The link issue mentioned earlier is a real big problem – it annoys the user from the get go. Some of the text, like the back button is cut off on my monitor too.

All your graphics and the tram stuff in particular are not anti-aliased correctly. Whatever program you exported the tram project images from did not do a good job and everything, esp. small type is too jagged and it really drags down your work. The rounded box that borders the tram images jumps placement from image to image. You used hyphens when you should have used Em dashes. All this is like fingernails across a chalk board to someone like me who spends his days doing quality control on graphics files.

Frankly, I think you would be better off with a corfolio or a really simple website where someone could just focus on your work.

It is really strange to me that people in ID don’t learn more about graphics and layout in general. I know there is a lot of stuff to learn for ID, but schools are doing a disservice if they do not cover this.

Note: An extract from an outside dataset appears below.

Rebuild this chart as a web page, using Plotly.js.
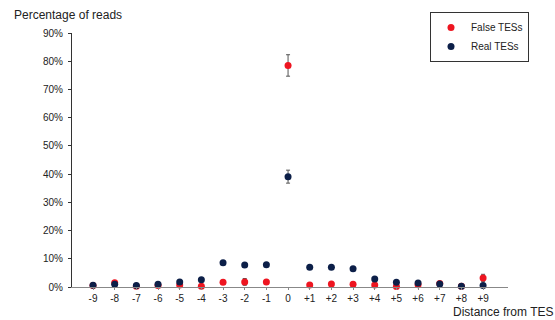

I think the biggest issue is that the skill set required for Industrial Design is now expanding more then the education can cover. I just graduated in the spring of last year, and in my 4 years there my professor made 3 adjustments to the ciriculm to better cover 3d modeling and graphic design skills, but it’s still not enough.

We’re generally accquire proficiency at Photoshop and Illustrator enough to do graphic design, but dealing with issues for print or web are not covered unless their is a specific application to a project where such knowledge is required.

I really don’t know if there even is a way to integrate enough knowledge into a program to make us prepared either. I think the best possible scenario for design education would almost be to make it a 5 year program and incorporate more advanced knowledge of skill sets in multimedia.

I didn’t learn anything about graphic design in my ID studies, wish I did. There are so many levels of perception and understanding, it’s amazing.

Should almost be a first year foundation thing, as there are a lot of parallels.

This is not to downplay the work of graphic designers in any way- but merely to suggest that some of the basics of layout and type could go a long way in a foundation class for ID students.